Monday, February 15, 2010

Never Again


Hiroshima is an event that has been haunting me and my image of the U.S. for years now.  Being able to visit the site was an incredible and eerie experience.
    We left Kyoto for Hiroshima early in the morning and I was shocked to see that when we got out of the train station we were not in an abandoned, empty space.  So, we had to navigate ourselves around a city that we thought would be purely for the purposes of memorial.  Luckily, by this day in the trip my Japanese had improved enough to ask where the bus station was-by the way my friends were teasing me that if I got an asian haircut I could basically be Japanese because I was the one continuously trying to speak the language and learn different words-it was great—point is we found the bus station and made our way to the A-bomb dome and the peace memorial park.

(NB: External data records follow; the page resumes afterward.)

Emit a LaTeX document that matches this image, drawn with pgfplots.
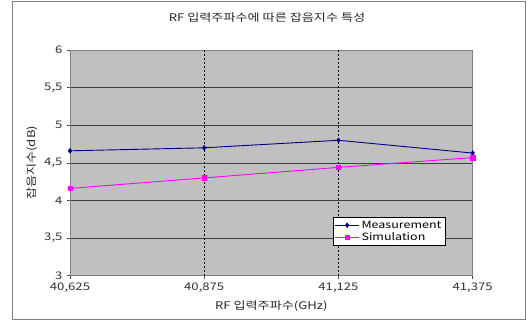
\documentclass[border=0pt]{standalone}
\usepackage{fontspec}
\setmainfont{Noto Sans CJK KR}[FakeStretch=1.25]
\usepackage{pgfplots}
\pgfplotsset{compat=1.18}
\definecolor{meascol}{RGB}{0,0,128}
\definecolor{simcol}{RGB}{255,0,255}
\definecolor{plotbg}{RGB}{192,192,192}
\definecolor{framecol}{RGB}{128,128,128}

\pgfplotstableread{
x y
0 4.66
1 4.70
2 4.80
3 4.63
}\measurement
\pgfplotstableread{
x y
0 4.16
1 4.30
2 4.44
3 4.57
}\simulation

\begin{document}
\begin{tikzpicture}[x=1pt,y=1pt]
\useasboundingbox (-70,-51.3) rectangle (457,275.7);
\draw[framecol,line width=0.8pt] (-57.5,-44) rectangle (455.5,274.5);
\node[font=\fontsize{10.5}{12.5}\selectfont, text=black!85] at (197,258.5) {RF 입력주파수에 따른 잡음지수 특성};
\begin{axis}[
  at={(0,0)}, anchor=south west,
  scale only axis, width=402.7pt, height=225.7pt,
  xmin=0, xmax=3, ymin=3, ymax=6,
  axis background/.style={fill=plotbg},
  axis line style={framecol, line width=0.8pt},
  xtick={0,1,2,3},
  xticklabels={{40,625},{40,875},{41,125},{41,375}},
  ytick={3,3.5,4,4.5,5,5.5,6},
  yticklabels={3,{3,5},4,{4,5},5,{5,5},6},
  tick align=outside, tick pos=left,
  major tick length=3pt,
  tick style={black!70, line width=0.6pt},
  ymajorgrids,
  major grid style={black!75, line width=0.7pt},
  ticklabel style={font=\fontsize{10.5}{12}\selectfont, text=black!80},
  xticklabel style={yshift=-1pt},
  yticklabel style={xshift=-1pt},
  xlabel={RF 입력주파수(GHz)},
  ylabel={잡음지수(dB)},
  label style={font=\fontsize{10.5}{12}\selectfont, text=black!85},
  xlabel style={at={(axis description cs:0.5,-0.137)}, anchor=center},
  ylabel style={at={(axis description cs:-0.094,0.5)}, anchor=center},
  legend style={
    at={(0.653,0.260)}, anchor=north west,
    draw=black, fill=white, line width=0.6pt,
    font=\fontsize{10}{12}\selectfont,
    inner sep=1.5pt, row sep=-1pt,
    legend cell align=left,
    /tikz/every even column/.append style={column sep=1pt},
  },
  legend image code/.code={
    \draw[mark repeat=2, mark phase=2, line width=0.8pt]
      plot coordinates {(0pt,0pt) (12pt,0pt) (24pt,0pt)};
  },
  clip=false,
]
\draw[black, line width=0.7pt, dash pattern=on 2pt off 2pt]
  (axis cs:1,3) -- (axis cs:1,6)
  (axis cs:2,3) -- (axis cs:2,6);
\addplot[meascol, line width=0.9pt, mark=diamond*, mark size=2.4pt,
  mark options={fill=meascol, line width=0.5pt}] table {\measurement};
\addlegendentry{Measurement}
\addplot[simcol, line width=0.9pt, mark=square*, mark size=2.2pt,
  mark options={fill=simcol, line width=0.5pt}] table {\simulation};
\addlegendentry{Simulation}
\end{axis}
\end{tikzpicture}
\end{document}
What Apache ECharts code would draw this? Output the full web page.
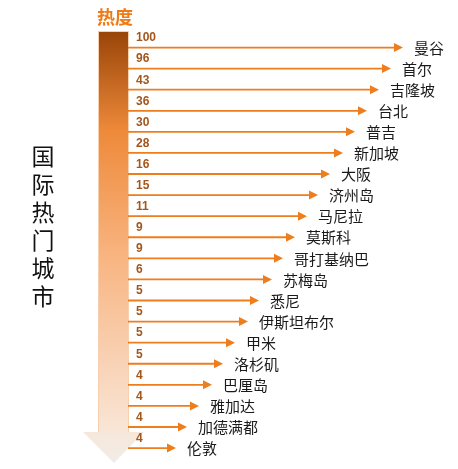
<!DOCTYPE html>
<html>
<head>
<meta charset="utf-8">
<script src="https://cdn.jsdelivr.net/npm/echarts@6/dist/echarts.min.js"></script>
<style>html,body{margin:0;padding:0;background:#fff;}#c{width:458px;height:469px;}</style>
</head>
<body>
<div id="c"></div>
<script>
var cities = ['曼谷','首尔','吉隆坡','台北','普吉','新加坡','大阪','济州岛','马尼拉','莫斯科','哥打基纳巴','苏梅岛','悉尼','伊斯坦布尔','甲米','洛杉矶','巴厘岛','雅加达','加德满都','伦敦'];
var heat = [100,96,43,36,30,28,16,15,11,9,9,6,5,5,5,5,4,4,4,4];
var arrowLen = [275,263,251,239,227,215,202,190,179,167,155,144,131,120,107,95,84,71,59,48];

var chart = echarts.init(document.getElementById('c'), null, {renderer:'canvas'});
var FONT = '"Noto Sans CJK SC", "Noto Sans", sans-serif';

chart.setOption({
  animation: false,
  grid: {left: 128, right: 0, top: 37, bottom: 10.4},
  xAxis: {type: 'value', min: 0, max: 330, show: false},
  yAxis: {type: 'category', data: cities, inverse: true, show: false},
  graphic: [
    {
      type: 'rect', left: 98, top: 31, z: 1,
      shape: {x: 0, y: 0, width: 30, height: 401},
      style: {
        fill: new echarts.graphic.LinearGradient(0, 0, 0, 1, [
          {offset: 0, color: '#984408'},
          {offset: 0.25, color: '#ee8a3a'},
          {offset: 0.55, color: '#f8b37e'},
          {offset: 1, color: '#f9e6d8'}
        ]),
        stroke: '#f6cfae', lineWidth: 1
      }
    },
    {
      type: 'polygon', z: 1,
      shape: {points: [[83, 432], [144, 432], [114, 463]]},
      style: {
        fill: new echarts.graphic.LinearGradient(0, 0, 0, 1, [
          {offset: 0, color: '#f7e7da'},
          {offset: 1, color: '#f1ece8'}
        ])
      }
    },
    {
      type: 'text', left: 97, top: 8,
      style: {text: '热度', fill: '#f07a14', font: 'bold 18px ' + FONT}
    },
    {
      type: 'text', x: 43, y: 142,
      style: {text: '国\n际\n热\n门\n城\n市', fill: '#111', font: '23px ' + FONT,
        lineHeight: 28, align: 'center', verticalAlign: 'top'}
    }
  ],
  series: [{
    type: 'custom',
    coordinateSystem: 'cartesian2d',
    data: arrowLen.map(function (v, i) { return [v, i]; }),
    encode: {x: 0, y: 1},
    renderItem: function (params, api) {
      var i = api.value(1);
      var s = api.coord([0, i]);
      var e = api.coord([api.value(0), i]);
      var y = e[1];
      return {
        type: 'group',
        children: [
          {type: 'line', shape: {x1: s[0], y1: y, x2: e[0] - 7, y2: y},
            style: {stroke: '#ee7d1e', lineWidth: 1.8}},
          {type: 'polygon', shape: {points: [[e[0] - 9, y - 4.5], [e[0], y], [e[0] - 9, y + 4.5]]},
            style: {fill: '#ee7d1e'}},
          {type: 'text', x: e[0] + 11, y: y + 0.5,
            style: {text: cities[i], fill: '#1a1a1a', font: '15px ' + FONT, verticalAlign: 'middle', align: 'left'}},
          {type: 'text', x: s[0] + 8, y: y - 9.5,
            style: {text: String(heat[i]), fill: '#a3561c', font: 'bold 12px "Liberation Sans", sans-serif', verticalAlign: 'middle', align: 'left'}}
        ]
      };
    }
  }]
});
</script>
</body>
</html>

    The moment we stepped out of the bus we could see the dome and the image was breathtaking.  The fact that we were in a flourishing city with tons of restaurants and shopping and then could take the bus a stop away and witness the remains of the city that was before was terrifying and quite honestly embarrassing.  We were stopped by a few Japanese people asking us if we were Americans-and this was a place I did not want to admit that-but we did.  It was difficult to talk to people who lived there and had families who were a part of this catastrophe that we as Americans caused.  But the Japanese are forgiving-and I can only give them endless credit for that.  I don’t think I could forgive anyone who could do such a thing to a community.  The atomic bomb on Hiroshima was a sick joke.  One that the U.S. did not think too hard on and did not understand the full consequences of their actions.  We caused the deaths of tens of thousands of people, knocking out an entire city, but torturing them first.  People’s skin melted off their bodies, maggots began emerging from their open wounds, and with limited medical supplies since the hospitals were bombed as well, people were left to sit and watch their families decay before them.  I can’t describe all the pictures, the scorched bicycles, the burned clothing, anything that was left behind and now on display.  All I know is if I wasn’t in a museum full of strangers I probably would have thrown up.
    We just sat down on a bench and processed for a while after we left the museum.  We looked out upon the memorial and were haunted by what was gone.  It was bizarre to think we were staring out into a city that was once entirely different, then nothing, and now new.